Winter is a special season for outdoor adventures who choose to head up to the higher elevations. The Blue Ridge Parkway is shut down and no motorist can access the mountains but for a cyclist this is prime time to get to enjoy the parkway without fear. I enjoy using the whole road, stopping to take photos and taking in the stillness. The only downside is the sub freezing temps and high winds.
I told Eric that I thought I could make it to the top in 2ish hours. I was a few hours off. It is a solid 4,000’ feet of climbing and due to freezing water and lack of appetite I felt myself slowly draining as the night fall set in but I didn’t want to stop. It was extremely cold and stopping only made it harder to keep pushing. Opening and closing my hands became increasingly difficult the longer I was out there exposed to the elements. My fingers felt like they were covered in shards of glass and my toes...well I hadn’t felt them in a while. Surrounded in darkness the city lights sparkling from the valley below. I could see the lights of Asheville off to my right and Hendersonville to my left and up ahead of me was the blinking red lights on the radio tower that is at the summit of Mt. Pisgah. The pain and fatigue were real. I started to question if I should just call it a night and set up camp at Elk Pasture Gap at the intersection of Hwy 151 and the Blue Ridge Parkway.
After a little positive self talk I looked at my pain and remaining miles as a test of will. I know I had all the gear necessary to camp around Mt. Pisgah and I just needed to suck it up for a few more miles. This was also the steepest miles. I pushed on until I reached the Pisgah Inn. I made it! Well mostly. I still needed to decide where to set up camp for the night. Staying down in the tree line would be a must due to the high winds so I made myself at home in the empty campground. 66 empty campsites all to myself. The pain from the cold was now almost unbearable. The clasp and zippers can be very challenging when you can no longer feel your fingers. In times like this it is imperative to stay calm, mind over matter. Frustration and pain will bring panic if I don’t keep myself composed. I’m not dying but I am very uncomfortable in my body. I know my mind doesn’t feel cold but my body is screaming “Steven you're an asshole!”.

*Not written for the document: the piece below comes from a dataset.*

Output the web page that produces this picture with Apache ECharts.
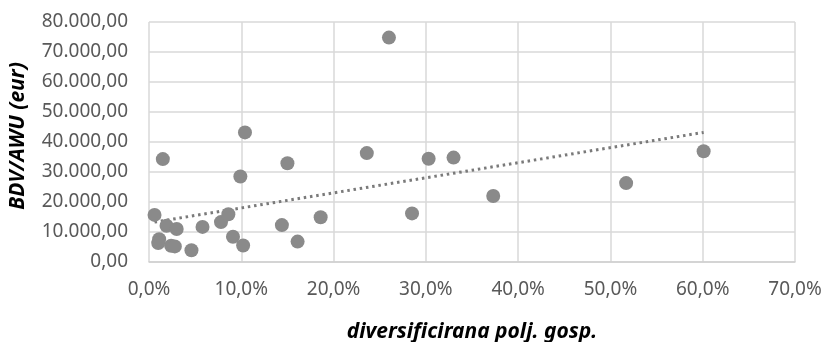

In my head I talk to my hand to help guide my digits as they set up the tent. The ground is frozen so I use some large rocks to secure the rain fly. Next comes the sleeping pad followed by the sleeping bag and silk liner. I submerged myself into the bag and liner, ahh home for the night. After I regained sensation back in my fingers I broke out the camp stove and dinner. Dehydrated meals are amazing on nights like this. Boil 2 cups of water, pour in pouch, reseal and cuddle the bag for 20 minutes. A hot meal was the pick me up that I needed to get me out of the suffer cave. I forced myself to drink some of the slushie ice water that was in my MSR bladder before settling in for the night. I had some slight cramping when taking my boots off and didn’t want to wake up in the middle of the night locked up. This is one of the only nights that remember that I have gone to sleep wearing gloves.
The wind howled all night causing me to have trouble falling asleep. Frozen tree limbs knocking and breaking would wake me but I was warm. At one point I might have been on the verge of sweating. My original intention was to make it up to Pisgah to get some sun set pictures, fail. I had also hoped to get up early and take some shot of the sunrise but I had fallen into my deepest round of sleep of a solid 3 hours before waking up to the sun peaking through the trees. It was too cold to get out of my down cave. After a little check in with my body I decided to take my time and have breakfast before rolling out for pictures. Breakfast was a combo of a granola meal and an oatmeal dehydrated packs. Again I boiled water then poured it into the food pouch. I had combined the pouches into one to consolidate into one big meal. Being out in extreme cold requires more fuel than normal so that the body can maintain warmth. Shivering requires calories. Like unpacking, packing the gear back onto the bike is the most miserable part of the winter bikepacking experience. It was a little easier to pack back up with the food all gone, me wearing all of the layers and only carrying enough water to get me home. I took a quick exploration to the Funnel Top Overlook. So many times I shoot past this overlook due to the volume of tourist gathered in the pull off. It was nice to take in the vast range of mountains that spread all the way to South Carolina in solitude.
The awesomeness was short lived before the cold wind reminded me of the effect of single digit temps on my exposed hands. I started heading back towards the Pisgah Inn when I got caught off guard by a large cat crossing the parkway 50’ ahead then disappear into the rock face on the other side of the road. I later looked up pictures of mountain lions and confirmed what I saw. These big cats are very rare to see in this area. Some say they don’t exist around these parts but I don’t think there would be a large house cat above 5,000’. It is almost all descending back to Asheville which makes the return trip take less than half the amount of time that it took to get up here. This descent in the summer on a road bike I hit speeds around 45-50mph but with snow covered roads and black ice in the tunnels I had to modulate my speed to a speed that I could control if approaching a sketchy section. One short climb was welcomed to help me warm back up before descending off the Parkway via Bent Creek Gap. Pretty sure I was the first to drop in for the day, everyone else is much smarter for staying indoors. It was amazing how much warmer if felt from the loss of elevation and sunshine. A couple short climbs back into civilization where the silence was lost. I pedaled through Carrier Park enjoying the view of the French Broad River to my right. Im now dreaming of coffee and toast. One more climb and I was back home. Time to unthaw until the next adventure.